Starting at the line that contains "Clone this chart in matplotlib." and stopping at the line that contains "W, H = 567, 676", return those lines exactly and nothing else. Both end lines count; pictures do not.
━━━━━━━━━━━━━━━━━━━━
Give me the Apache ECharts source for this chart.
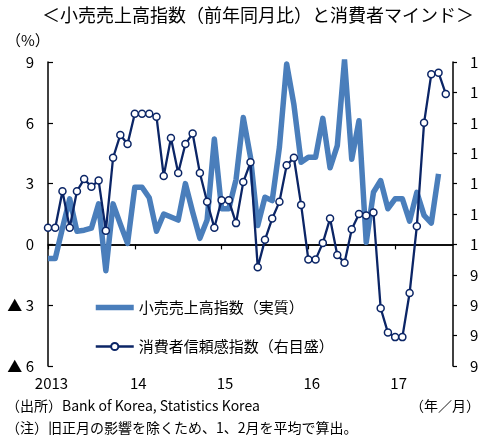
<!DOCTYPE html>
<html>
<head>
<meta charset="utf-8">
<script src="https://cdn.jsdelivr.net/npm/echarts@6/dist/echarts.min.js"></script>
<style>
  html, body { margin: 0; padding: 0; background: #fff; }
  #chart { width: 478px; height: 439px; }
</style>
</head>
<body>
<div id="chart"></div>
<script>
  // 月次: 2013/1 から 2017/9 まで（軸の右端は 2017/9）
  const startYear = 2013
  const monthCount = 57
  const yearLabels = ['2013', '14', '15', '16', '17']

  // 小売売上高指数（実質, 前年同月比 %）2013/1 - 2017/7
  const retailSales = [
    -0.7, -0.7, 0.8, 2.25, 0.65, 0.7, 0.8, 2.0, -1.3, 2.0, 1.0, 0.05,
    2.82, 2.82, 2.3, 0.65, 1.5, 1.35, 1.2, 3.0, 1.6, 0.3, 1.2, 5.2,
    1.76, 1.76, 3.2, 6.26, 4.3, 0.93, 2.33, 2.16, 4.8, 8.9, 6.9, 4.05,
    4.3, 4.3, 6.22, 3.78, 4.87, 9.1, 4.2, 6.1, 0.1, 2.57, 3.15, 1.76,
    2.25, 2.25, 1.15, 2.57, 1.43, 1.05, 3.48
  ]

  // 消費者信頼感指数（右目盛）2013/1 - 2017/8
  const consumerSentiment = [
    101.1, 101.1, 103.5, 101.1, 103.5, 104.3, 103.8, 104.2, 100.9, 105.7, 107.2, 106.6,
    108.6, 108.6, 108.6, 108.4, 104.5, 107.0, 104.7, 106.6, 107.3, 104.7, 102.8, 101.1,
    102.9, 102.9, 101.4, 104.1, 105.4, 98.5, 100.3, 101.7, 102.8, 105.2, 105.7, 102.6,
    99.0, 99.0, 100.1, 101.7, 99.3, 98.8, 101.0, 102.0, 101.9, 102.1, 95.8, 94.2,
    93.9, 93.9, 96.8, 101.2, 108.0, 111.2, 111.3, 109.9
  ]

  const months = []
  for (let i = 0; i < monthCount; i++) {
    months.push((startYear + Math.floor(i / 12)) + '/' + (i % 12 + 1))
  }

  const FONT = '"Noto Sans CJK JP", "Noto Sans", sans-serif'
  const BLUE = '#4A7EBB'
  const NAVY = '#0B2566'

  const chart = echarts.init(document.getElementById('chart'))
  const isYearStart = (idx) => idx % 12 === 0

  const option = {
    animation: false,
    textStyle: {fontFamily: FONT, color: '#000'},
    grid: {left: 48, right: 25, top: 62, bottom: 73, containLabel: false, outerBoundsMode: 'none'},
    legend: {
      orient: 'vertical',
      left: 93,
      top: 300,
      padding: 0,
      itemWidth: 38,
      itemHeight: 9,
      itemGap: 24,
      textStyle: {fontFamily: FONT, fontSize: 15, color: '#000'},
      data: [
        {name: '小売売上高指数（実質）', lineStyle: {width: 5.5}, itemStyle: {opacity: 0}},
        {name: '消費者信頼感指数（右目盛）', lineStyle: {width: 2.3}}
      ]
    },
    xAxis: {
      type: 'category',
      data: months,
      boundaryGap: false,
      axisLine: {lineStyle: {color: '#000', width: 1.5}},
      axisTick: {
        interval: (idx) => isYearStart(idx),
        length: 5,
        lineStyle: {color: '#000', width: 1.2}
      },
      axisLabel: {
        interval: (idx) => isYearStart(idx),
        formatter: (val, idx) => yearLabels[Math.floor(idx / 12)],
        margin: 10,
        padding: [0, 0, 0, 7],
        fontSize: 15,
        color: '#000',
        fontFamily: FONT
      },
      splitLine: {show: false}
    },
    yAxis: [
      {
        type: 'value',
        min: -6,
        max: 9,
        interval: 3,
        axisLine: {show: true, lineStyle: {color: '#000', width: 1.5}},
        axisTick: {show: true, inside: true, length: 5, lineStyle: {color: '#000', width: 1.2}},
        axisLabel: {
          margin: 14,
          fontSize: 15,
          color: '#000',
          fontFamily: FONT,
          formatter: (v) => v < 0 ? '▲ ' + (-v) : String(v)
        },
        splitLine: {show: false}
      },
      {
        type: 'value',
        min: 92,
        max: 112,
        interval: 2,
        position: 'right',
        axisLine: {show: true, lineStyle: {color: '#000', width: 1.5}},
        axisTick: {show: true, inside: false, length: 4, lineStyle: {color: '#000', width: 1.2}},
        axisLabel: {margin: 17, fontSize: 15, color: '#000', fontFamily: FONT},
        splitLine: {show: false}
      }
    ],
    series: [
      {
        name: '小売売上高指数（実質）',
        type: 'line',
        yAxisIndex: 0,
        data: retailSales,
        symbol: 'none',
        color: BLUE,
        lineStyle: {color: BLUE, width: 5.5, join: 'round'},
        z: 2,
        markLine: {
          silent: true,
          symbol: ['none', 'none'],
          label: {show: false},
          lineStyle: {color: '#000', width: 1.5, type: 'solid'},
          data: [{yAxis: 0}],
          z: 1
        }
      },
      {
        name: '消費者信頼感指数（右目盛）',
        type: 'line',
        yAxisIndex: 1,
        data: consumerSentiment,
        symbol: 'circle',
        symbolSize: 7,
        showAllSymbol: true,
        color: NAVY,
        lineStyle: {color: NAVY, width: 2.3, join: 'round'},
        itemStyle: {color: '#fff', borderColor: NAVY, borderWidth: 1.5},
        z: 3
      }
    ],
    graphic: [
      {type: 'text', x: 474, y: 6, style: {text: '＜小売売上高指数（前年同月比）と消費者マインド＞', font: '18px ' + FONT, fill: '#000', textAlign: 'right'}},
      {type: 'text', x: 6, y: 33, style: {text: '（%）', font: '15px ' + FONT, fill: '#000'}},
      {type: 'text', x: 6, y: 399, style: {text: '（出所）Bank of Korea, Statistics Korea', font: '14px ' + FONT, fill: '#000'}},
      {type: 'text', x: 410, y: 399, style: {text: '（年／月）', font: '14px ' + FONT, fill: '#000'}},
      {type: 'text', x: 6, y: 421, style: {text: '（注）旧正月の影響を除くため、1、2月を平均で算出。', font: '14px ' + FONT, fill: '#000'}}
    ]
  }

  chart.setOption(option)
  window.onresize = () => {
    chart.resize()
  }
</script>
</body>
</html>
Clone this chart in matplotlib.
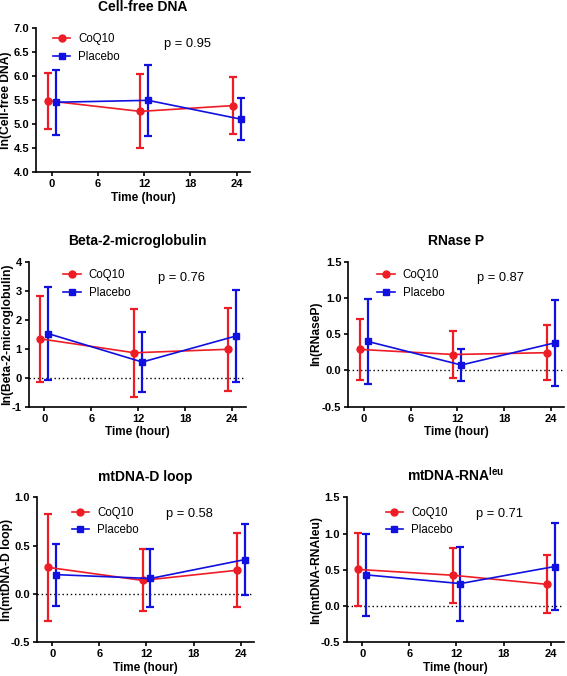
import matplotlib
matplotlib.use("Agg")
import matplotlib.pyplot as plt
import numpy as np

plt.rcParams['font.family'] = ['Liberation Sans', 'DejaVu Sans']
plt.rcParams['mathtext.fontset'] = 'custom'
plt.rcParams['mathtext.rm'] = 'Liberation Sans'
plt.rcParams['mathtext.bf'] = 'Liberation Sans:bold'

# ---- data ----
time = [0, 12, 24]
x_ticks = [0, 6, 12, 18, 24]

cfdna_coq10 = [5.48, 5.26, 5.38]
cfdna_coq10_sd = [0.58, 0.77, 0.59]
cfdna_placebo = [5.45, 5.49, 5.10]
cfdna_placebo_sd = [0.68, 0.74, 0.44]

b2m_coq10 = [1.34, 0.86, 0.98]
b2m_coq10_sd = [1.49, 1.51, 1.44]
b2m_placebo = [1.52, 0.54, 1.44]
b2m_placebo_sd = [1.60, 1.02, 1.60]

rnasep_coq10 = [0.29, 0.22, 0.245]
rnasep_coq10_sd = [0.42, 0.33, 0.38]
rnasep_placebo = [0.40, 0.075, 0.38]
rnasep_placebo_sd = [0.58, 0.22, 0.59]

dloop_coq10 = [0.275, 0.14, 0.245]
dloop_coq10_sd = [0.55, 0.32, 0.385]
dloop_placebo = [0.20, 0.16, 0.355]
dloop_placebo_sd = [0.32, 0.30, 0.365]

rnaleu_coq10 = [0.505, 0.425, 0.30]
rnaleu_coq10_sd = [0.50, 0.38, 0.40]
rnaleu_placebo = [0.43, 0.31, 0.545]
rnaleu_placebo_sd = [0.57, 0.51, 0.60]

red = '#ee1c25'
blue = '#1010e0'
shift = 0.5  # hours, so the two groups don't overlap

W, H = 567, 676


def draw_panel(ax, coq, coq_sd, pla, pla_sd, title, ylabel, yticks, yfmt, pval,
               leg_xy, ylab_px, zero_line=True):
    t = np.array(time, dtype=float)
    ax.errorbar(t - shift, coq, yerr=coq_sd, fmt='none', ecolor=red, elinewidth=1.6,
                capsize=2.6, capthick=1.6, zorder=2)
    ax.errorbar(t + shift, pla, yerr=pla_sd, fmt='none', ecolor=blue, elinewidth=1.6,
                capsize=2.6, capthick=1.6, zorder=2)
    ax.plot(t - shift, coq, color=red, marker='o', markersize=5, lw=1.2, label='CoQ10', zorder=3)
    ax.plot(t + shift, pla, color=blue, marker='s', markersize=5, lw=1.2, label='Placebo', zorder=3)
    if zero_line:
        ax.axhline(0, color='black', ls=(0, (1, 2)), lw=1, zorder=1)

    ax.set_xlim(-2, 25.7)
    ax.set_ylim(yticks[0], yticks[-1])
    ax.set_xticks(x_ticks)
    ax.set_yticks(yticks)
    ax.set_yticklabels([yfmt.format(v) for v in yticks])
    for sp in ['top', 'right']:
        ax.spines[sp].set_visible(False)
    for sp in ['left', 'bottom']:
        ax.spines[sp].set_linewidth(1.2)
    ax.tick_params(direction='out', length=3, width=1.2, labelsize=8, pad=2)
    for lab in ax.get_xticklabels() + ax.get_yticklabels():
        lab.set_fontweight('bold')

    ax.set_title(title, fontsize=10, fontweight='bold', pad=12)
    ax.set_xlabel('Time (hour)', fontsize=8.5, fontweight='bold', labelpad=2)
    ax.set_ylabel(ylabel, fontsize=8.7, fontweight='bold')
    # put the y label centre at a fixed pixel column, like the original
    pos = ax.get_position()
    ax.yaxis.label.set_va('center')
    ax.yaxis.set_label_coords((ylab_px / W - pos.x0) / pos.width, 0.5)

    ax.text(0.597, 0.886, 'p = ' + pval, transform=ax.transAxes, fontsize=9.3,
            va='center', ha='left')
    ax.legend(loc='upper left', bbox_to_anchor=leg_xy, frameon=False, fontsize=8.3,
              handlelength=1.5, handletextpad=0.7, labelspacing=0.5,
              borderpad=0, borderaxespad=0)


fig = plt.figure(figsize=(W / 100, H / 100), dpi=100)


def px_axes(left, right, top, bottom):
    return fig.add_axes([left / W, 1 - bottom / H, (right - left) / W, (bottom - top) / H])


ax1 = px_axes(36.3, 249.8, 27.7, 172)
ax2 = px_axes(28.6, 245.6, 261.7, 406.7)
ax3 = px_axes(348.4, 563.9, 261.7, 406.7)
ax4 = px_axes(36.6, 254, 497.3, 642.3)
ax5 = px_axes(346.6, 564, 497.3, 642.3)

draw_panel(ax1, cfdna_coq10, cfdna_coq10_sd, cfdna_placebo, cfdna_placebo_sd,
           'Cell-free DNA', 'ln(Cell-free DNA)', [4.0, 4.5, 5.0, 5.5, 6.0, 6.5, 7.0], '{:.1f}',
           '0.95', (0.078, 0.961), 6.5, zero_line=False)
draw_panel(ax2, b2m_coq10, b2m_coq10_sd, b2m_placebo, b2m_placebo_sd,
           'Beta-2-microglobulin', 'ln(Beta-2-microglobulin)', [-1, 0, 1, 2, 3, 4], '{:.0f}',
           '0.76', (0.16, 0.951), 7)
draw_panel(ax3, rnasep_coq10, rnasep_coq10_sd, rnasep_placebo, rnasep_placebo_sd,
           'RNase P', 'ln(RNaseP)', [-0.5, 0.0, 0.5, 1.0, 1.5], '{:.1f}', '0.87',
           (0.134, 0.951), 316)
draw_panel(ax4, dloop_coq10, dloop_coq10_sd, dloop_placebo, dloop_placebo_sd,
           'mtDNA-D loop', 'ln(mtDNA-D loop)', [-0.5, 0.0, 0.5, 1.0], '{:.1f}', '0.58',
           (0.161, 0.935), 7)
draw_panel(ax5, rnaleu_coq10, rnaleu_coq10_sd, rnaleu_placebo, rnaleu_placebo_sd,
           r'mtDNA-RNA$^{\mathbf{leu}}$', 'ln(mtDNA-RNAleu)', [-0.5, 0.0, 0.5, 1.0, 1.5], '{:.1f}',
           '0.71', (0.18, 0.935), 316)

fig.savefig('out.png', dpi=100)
━━━━━━━━━━━━━━━━━━━━
• [RESPONSE TO THE EXERCISE]:
Clone this chart in matplotlib.
import matplotlib
matplotlib.use("Agg")
import matplotlib.pyplot as plt
import numpy as np

plt.rcParams['font.family'] = ['Liberation Sans', 'DejaVu Sans']
plt.rcParams['mathtext.fontset'] = 'custom'
plt.rcParams['mathtext.rm'] = 'Liberation Sans'
plt.rcParams['mathtext.bf'] = 'Liberation Sans:bold'

# ---- data ----
time = [0, 12, 24]
x_ticks = [0, 6, 12, 18, 24]

cfdna_coq10 = [5.48, 5.26, 5.38]
cfdna_coq10_sd = [0.58, 0.77, 0.59]
cfdna_placebo = [5.45, 5.49, 5.10]
cfdna_placebo_sd = [0.68, 0.74, 0.44]

b2m_coq10 = [1.34, 0.86, 0.98]
b2m_coq10_sd = [1.49, 1.51, 1.44]
b2m_placebo = [1.52, 0.54, 1.44]
b2m_placebo_sd = [1.60, 1.02, 1.60]

rnasep_coq10 = [0.29, 0.22, 0.245]
rnasep_coq10_sd = [0.42, 0.33, 0.38]
rnasep_placebo = [0.40, 0.075, 0.38]
rnasep_placebo_sd = [0.58, 0.22, 0.59]

dloop_coq10 = [0.275, 0.14, 0.245]
dloop_coq10_sd = [0.55, 0.32, 0.385]
dloop_placebo = [0.20, 0.16, 0.355]
dloop_placebo_sd = [0.32, 0.30, 0.365]

rnaleu_coq10 = [0.505, 0.425, 0.30]
rnaleu_coq10_sd = [0.50, 0.38, 0.40]
rnaleu_placebo = [0.43, 0.31, 0.545]
rnaleu_placebo_sd = [0.57, 0.51, 0.60]

red = '#ee1c25'
blue = '#1010e0'
shift = 0.5  # hours, so the two groups don't overlap

W, H = 567, 676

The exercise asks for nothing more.